Fungsi Geguritan dalam Masyarakat Jawa: Media Ekspresi dan Pendidikan

Geguritan memiliki berbagai fungsi penting dalam masyarakat Jawa. Salah satunya adalah sebagai media ekspresi bagi para penyair untuk menyampaikan perasaan, pikiran, dan pandangan mereka tentang dunia. Geguritan juga berfungsi sebagai sarana untuk menyampaikan pesan-pesan moral, nasihat, atau ajaran agama.

Selain itu, geguritan juga berperan penting dalam pendidikan. Melalui geguritan, generasi muda dapat belajar tentang sejarah, budaya, dan nilai-nilai luhur masyarakat Jawa. Mempelajari geguritan juga dapat meningkatkan kemampuan berbahasa, berpikir kritis, dan menghargai keindahan seni.

Geguritan dan Gending: Hubungan Erat dalam Seni Pertunjukan Jawa

Seperti yang telah disebutkan sebelumnya, geguritan pada awalnya sering kali dinyanyikan atau dilagukan (gending). Hubungan antara geguritan dan gending sangat erat, bahkan keduanya sering kali dianggap sebagai satu kesatuan. Dalam seni pertunjukan Jawa, geguritan sering kali diiringi oleh musik gamelan dan tarian.

Kombinasi antara geguritan, gending, dan gamelan menciptakan suasana yang magis dan memukau. Pertunjukan geguritan tidak hanya menghibur, tetapi juga memberikan pengalaman estetis dan spiritual yang mendalam bagi para penontonnya.

Contoh Geguritan Klasik

Sebagai contoh, mari kita lihat sebuah bait dari geguritan klasik yang terkenal: “Kawula nuwun Gusti Ingkang Maha Agung, mugi paring sih kawelasan, dhateng kawula ingkang lemah, supados saged nglampahi gesang kanthi tentrem lan ayem.” Bait ini menggambarkan permohonan seorang hamba kepada Tuhan Yang Maha Esa agar diberikan kasih sayang dan ketenangan dalam hidup.
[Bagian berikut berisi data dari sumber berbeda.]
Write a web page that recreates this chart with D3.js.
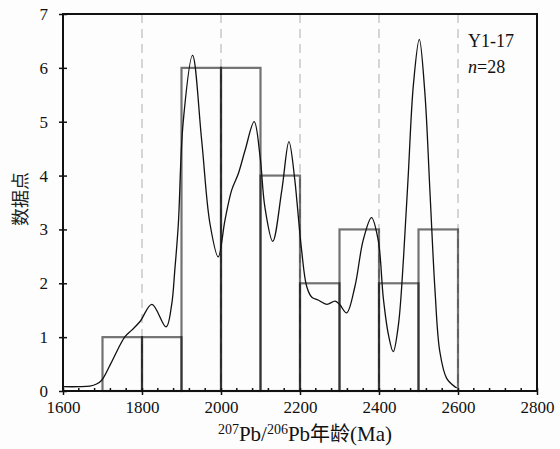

Geguritan klasik seringkali menggunakan bahasa krama inggil (bahasa Jawa halus) dan mengandung banyak simbolisme dan metafora. Pemahaman terhadap geguritan klasik membutuhkan pengetahuan tentang budaya dan tradisi Jawa.

Contoh Geguritan Modern

Sebagai perbandingan, mari kita lihat sebuah bait dari geguritan modern: “Urip iki kaya lelungan tanpa pungkasan, saben dalan ana crita, saben wektu ana makna, aja nganti lali marang Gusti Kang Murbeng Dumadi.” Bait ini menggambarkan kehidupan sebagai sebuah perjalanan yang tak berujung, di mana setiap jalan memiliki cerita dan setiap waktu memiliki makna. Pesan yang disampaikan adalah agar kita tidak melupakan Tuhan Yang Maha Kuasa.

Geguritan modern cenderung menggunakan bahasa yang lebih sederhana dan mudah dipahami. Tema-tema yang diangkat juga lebih relevan dengan kehidupan sehari-hari.

Relevansi Geguritan di Era Modern: Melestarikan Warisan Budaya

Meskipun hidup di era modern yang serba digital, geguritan tetap relevan dan memiliki tempat di hati masyarakat Jawa. Upaya pelestarian geguritan terus dilakukan melalui berbagai kegiatan, seperti festival geguritan, pelatihan menulis geguritan, dan publikasi antologi geguritan.

Geguritan tidak hanya menjadi warisan budaya yang harus dilestarikan, tetapi juga dapat menjadi sumber inspirasi dan kreativitas bagi generasi muda. Melalui geguritan, kita dapat menggali kearifan lokal, memperkuat identitas budaya, dan memperkaya khazanah sastra Indonesia.

Kesimpulan

Dari uraian di atas, dapat disimpulkan bahwa “geguritan” berasal dari kata dasar “gurit” yang berarti menulis, mengukir, atau melukis. Geguritan merupakan salah satu bentuk puisi tradisional Jawa yang kaya akan nilai seni, budaya, dan kearifan lokal. Seiring waktu, geguritan mengalami perkembangan dan modernisasi, namun tetap relevan dan memiliki fungsi penting dalam masyarakat Jawa.

Mari kita terus lestarikan dan kembangkan geguritan sebagai bagian dari warisan budaya yang tak ternilai harganya. Dengan memahami asal usul, makna, sejarah, dan unsur-unsur di dalamnya, kita dapat semakin menghargai keindahan dan kebijaksanaan yang terkandung dalam geguritan.